Movie Fanatic: Everyone involved has stated they are huge fans of Les Miserables. Did you all feel any pressure to get it right for those legions of fans? It sure shows, even from the first Les Miserables trailer.
Anne Hathaway: I think it can’t be understated that we are all massive Les Mis geeks. I think we were all slightly worried that this is not really happening, that we were all on some strange mutual trip and were all hallucinating. But we were all such fans of it that I think we all showed up on the first day with enormous gratitude that the responsibility of telling the story was entrusted to us. And, we shared stories like "What was the first time you saw it?" and "Who did you want to be at first?" I think Eddie is still envious of Daniel (Huttlestone) for getting to play Gavroche.

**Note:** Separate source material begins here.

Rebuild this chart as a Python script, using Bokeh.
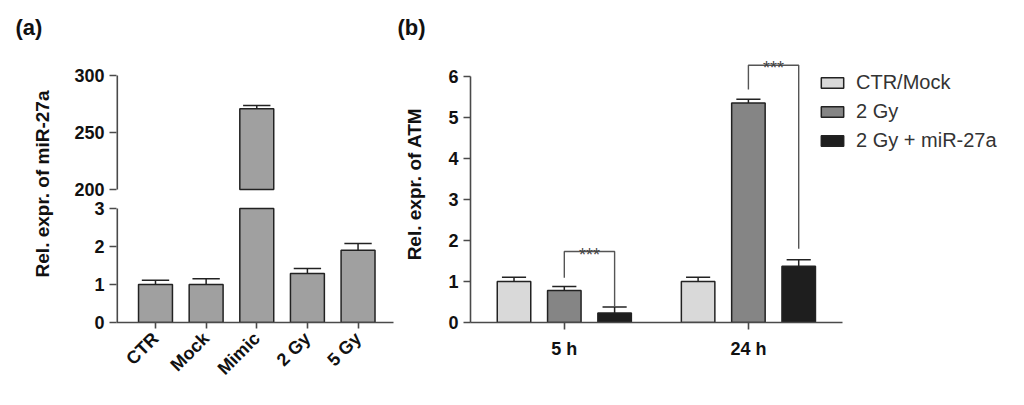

Movie Fanatic: We understand you were moved by a series of documentaries on real-life women like the one you play in Les Miserables? How so?
Anne Hathaway: I was very inspired by some of the work that Emma Thompson has done. I read things that are unimaginable to think that human beings have experienced them. I remember there was a police raid on one of the brothels and a camera crew went along and there was a small crawl space up in the ceiling. Oh my God, 14 girls came out of it and they were all so tiny and crunched up. They weren’t worried about getting arrested. They were gone. They were numb. They were unrecognizable as human beings and my heart broke for them. There was another piece where there was a woman who didn’t want her identity revealed and she sat there and kept repeating, "I come from a good family. We lost everything and I have children so now I do this," and she doesn’t want to do this but it’s the only way the children are going to eat. Then she let out this sob that I’ve never heard before.
Movie Fanatic: Is it safe to say that informed your performance?
Anne Hathaway: Yes, that was the moment I realized that I wasn’t playing a character. This woman deserves to have her voice heard. I needed to connect to that honesty and recreate that feeling. I’ll never know who she is but she was really the one who made me understand when Fantine says "shame" what it’s like not just to go to a dark place but to have fallen from a place where you didn’t imagine anything bad was going to happen to you and the betrayal and rage you feel at life. You’ve gone into a place that, by the way, I don’t believe this woman would have gone to, that Fantine would not have gone to if she didn’t have children to support. I think she would have let herself die. So, Fantine is so heartbreaking and it all just layered within me.